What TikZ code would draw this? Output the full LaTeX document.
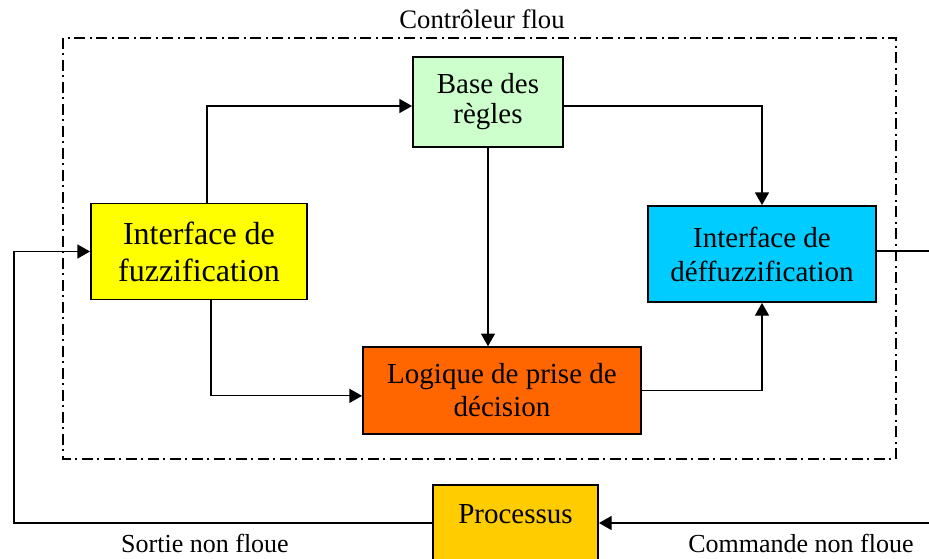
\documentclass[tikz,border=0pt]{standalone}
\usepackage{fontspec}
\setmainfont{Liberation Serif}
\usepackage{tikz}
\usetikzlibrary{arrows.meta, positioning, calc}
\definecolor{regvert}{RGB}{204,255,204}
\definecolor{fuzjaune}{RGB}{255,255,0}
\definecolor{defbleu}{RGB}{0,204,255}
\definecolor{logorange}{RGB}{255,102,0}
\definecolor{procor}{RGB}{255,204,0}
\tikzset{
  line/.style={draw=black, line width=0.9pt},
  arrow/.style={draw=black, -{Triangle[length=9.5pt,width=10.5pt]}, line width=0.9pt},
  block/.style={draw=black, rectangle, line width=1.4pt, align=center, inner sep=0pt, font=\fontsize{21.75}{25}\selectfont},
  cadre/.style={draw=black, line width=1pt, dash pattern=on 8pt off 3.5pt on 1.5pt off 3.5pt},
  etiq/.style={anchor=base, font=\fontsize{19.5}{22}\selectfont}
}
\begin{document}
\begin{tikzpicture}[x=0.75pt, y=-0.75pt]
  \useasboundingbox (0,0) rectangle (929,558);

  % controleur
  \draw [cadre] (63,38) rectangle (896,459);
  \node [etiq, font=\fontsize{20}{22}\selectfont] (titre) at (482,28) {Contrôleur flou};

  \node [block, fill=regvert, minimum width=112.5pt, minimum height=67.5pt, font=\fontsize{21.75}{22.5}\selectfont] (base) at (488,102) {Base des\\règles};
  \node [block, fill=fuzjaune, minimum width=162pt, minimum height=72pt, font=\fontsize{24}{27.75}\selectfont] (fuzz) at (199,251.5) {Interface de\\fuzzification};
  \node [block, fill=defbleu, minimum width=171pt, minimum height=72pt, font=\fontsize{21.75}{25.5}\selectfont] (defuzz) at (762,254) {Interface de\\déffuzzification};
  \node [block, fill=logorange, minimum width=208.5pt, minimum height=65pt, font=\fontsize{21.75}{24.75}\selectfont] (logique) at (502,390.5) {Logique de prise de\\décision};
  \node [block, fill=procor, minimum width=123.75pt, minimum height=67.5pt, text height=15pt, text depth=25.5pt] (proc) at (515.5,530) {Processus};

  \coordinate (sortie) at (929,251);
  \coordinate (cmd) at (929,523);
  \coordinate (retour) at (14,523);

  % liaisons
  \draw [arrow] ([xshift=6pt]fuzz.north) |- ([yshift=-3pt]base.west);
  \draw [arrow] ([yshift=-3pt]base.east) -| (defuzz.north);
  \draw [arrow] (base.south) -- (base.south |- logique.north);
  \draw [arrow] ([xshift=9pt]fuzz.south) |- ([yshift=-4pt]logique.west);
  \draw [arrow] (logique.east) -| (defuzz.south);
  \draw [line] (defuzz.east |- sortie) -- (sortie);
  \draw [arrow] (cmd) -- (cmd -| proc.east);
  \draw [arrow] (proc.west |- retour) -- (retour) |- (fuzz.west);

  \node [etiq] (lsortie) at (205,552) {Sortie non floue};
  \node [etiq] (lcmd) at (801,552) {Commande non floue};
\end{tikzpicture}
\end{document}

TASK STATEMENT: Keep the pictures out of the copy and return the rest of the data above exactly.

EXPECTED ANSWER:
What TikZ code would draw this? Output the full LaTeX document.
\documentclass[tikz,border=0pt]{standalone}
\usepackage{fontspec}
\setmainfont{Liberation Serif}
\usepackage{tikz}
\usetikzlibrary{arrows.meta, positioning, calc}
\definecolor{regvert}{RGB}{204,255,204}
\definecolor{fuzjaune}{RGB}{255,255,0}
\definecolor{defbleu}{RGB}{0,204,255}
\definecolor{logorange}{RGB}{255,102,0}
\definecolor{procor}{RGB}{255,204,0}
\tikzset{
  line/.style={draw=black, line width=0.9pt},
  arrow/.style={draw=black, -{Triangle[length=9.5pt,width=10.5pt]}, line width=0.9pt},
  block/.style={draw=black, rectangle, line width=1.4pt, align=center, inner sep=0pt, font=\fontsize{21.75}{25}\selectfont},
  cadre/.style={draw=black, line width=1pt, dash pattern=on 8pt off 3.5pt on 1.5pt off 3.5pt},
  etiq/.style={anchor=base, font=\fontsize{19.5}{22}\selectfont}
}
\begin{document}
\begin{tikzpicture}[x=0.75pt, y=-0.75pt]
  \useasboundingbox (0,0) rectangle (929,558);

  % controleur
  \draw [cadre] (63,38) rectangle (896,459);
  \node [etiq, font=\fontsize{20}{22}\selectfont] (titre) at (482,28) {Contrôleur flou};

  \node [block, fill=regvert, minimum width=112.5pt, minimum height=67.5pt, font=\fontsize{21.75}{22.5}\selectfont] (base) at (488,102) {Base des\\règles};
  \node [block, fill=fuzjaune, minimum width=162pt, minimum height=72pt, font=\fontsize{24}{27.75}\selectfont] (fuzz) at (199,251.5) {Interface de\\fuzzification};
  \node [block, fill=defbleu, minimum width=171pt, minimum height=72pt, font=\fontsize{21.75}{25.5}\selectfont] (defuzz) at (762,254) {Interface de\\déffuzzification};
  \node [block, fill=logorange, minimum width=208.5pt, minimum height=65pt, font=\fontsize{21.75}{24.75}\selectfont] (logique) at (502,390.5) {Logique de prise de\\décision};
  \node [block, fill=procor, minimum width=123.75pt, minimum height=67.5pt, text height=15pt, text depth=25.5pt] (proc) at (515.5,530) {Processus};

  \coordinate (sortie) at (929,251);
  \coordinate (cmd) at (929,523);
  \coordinate (retour) at (14,523);

  % liaisons
  \draw [arrow] ([xshift=6pt]fuzz.north) |- ([yshift=-3pt]base.west);
  \draw [arrow] ([yshift=-3pt]base.east) -| (defuzz.north);
  \draw [arrow] (base.south) -- (base.south |- logique.north);
  \draw [arrow] ([xshift=9pt]fuzz.south) |- ([yshift=-4pt]logique.west);
  \draw [arrow] (logique.east) -| (defuzz.south);
  \draw [line] (defuzz.east |- sortie) -- (sortie);
  \draw [arrow] (cmd) -- (cmd -| proc.east);
  \draw [arrow] (proc.west |- retour) -- (retour) |- (fuzz.west);

  \node [etiq] (lsortie) at (205,552) {Sortie non floue};
  \node [etiq] (lcmd) at (801,552) {Commande non floue};
\end{tikzpicture}
\end{document}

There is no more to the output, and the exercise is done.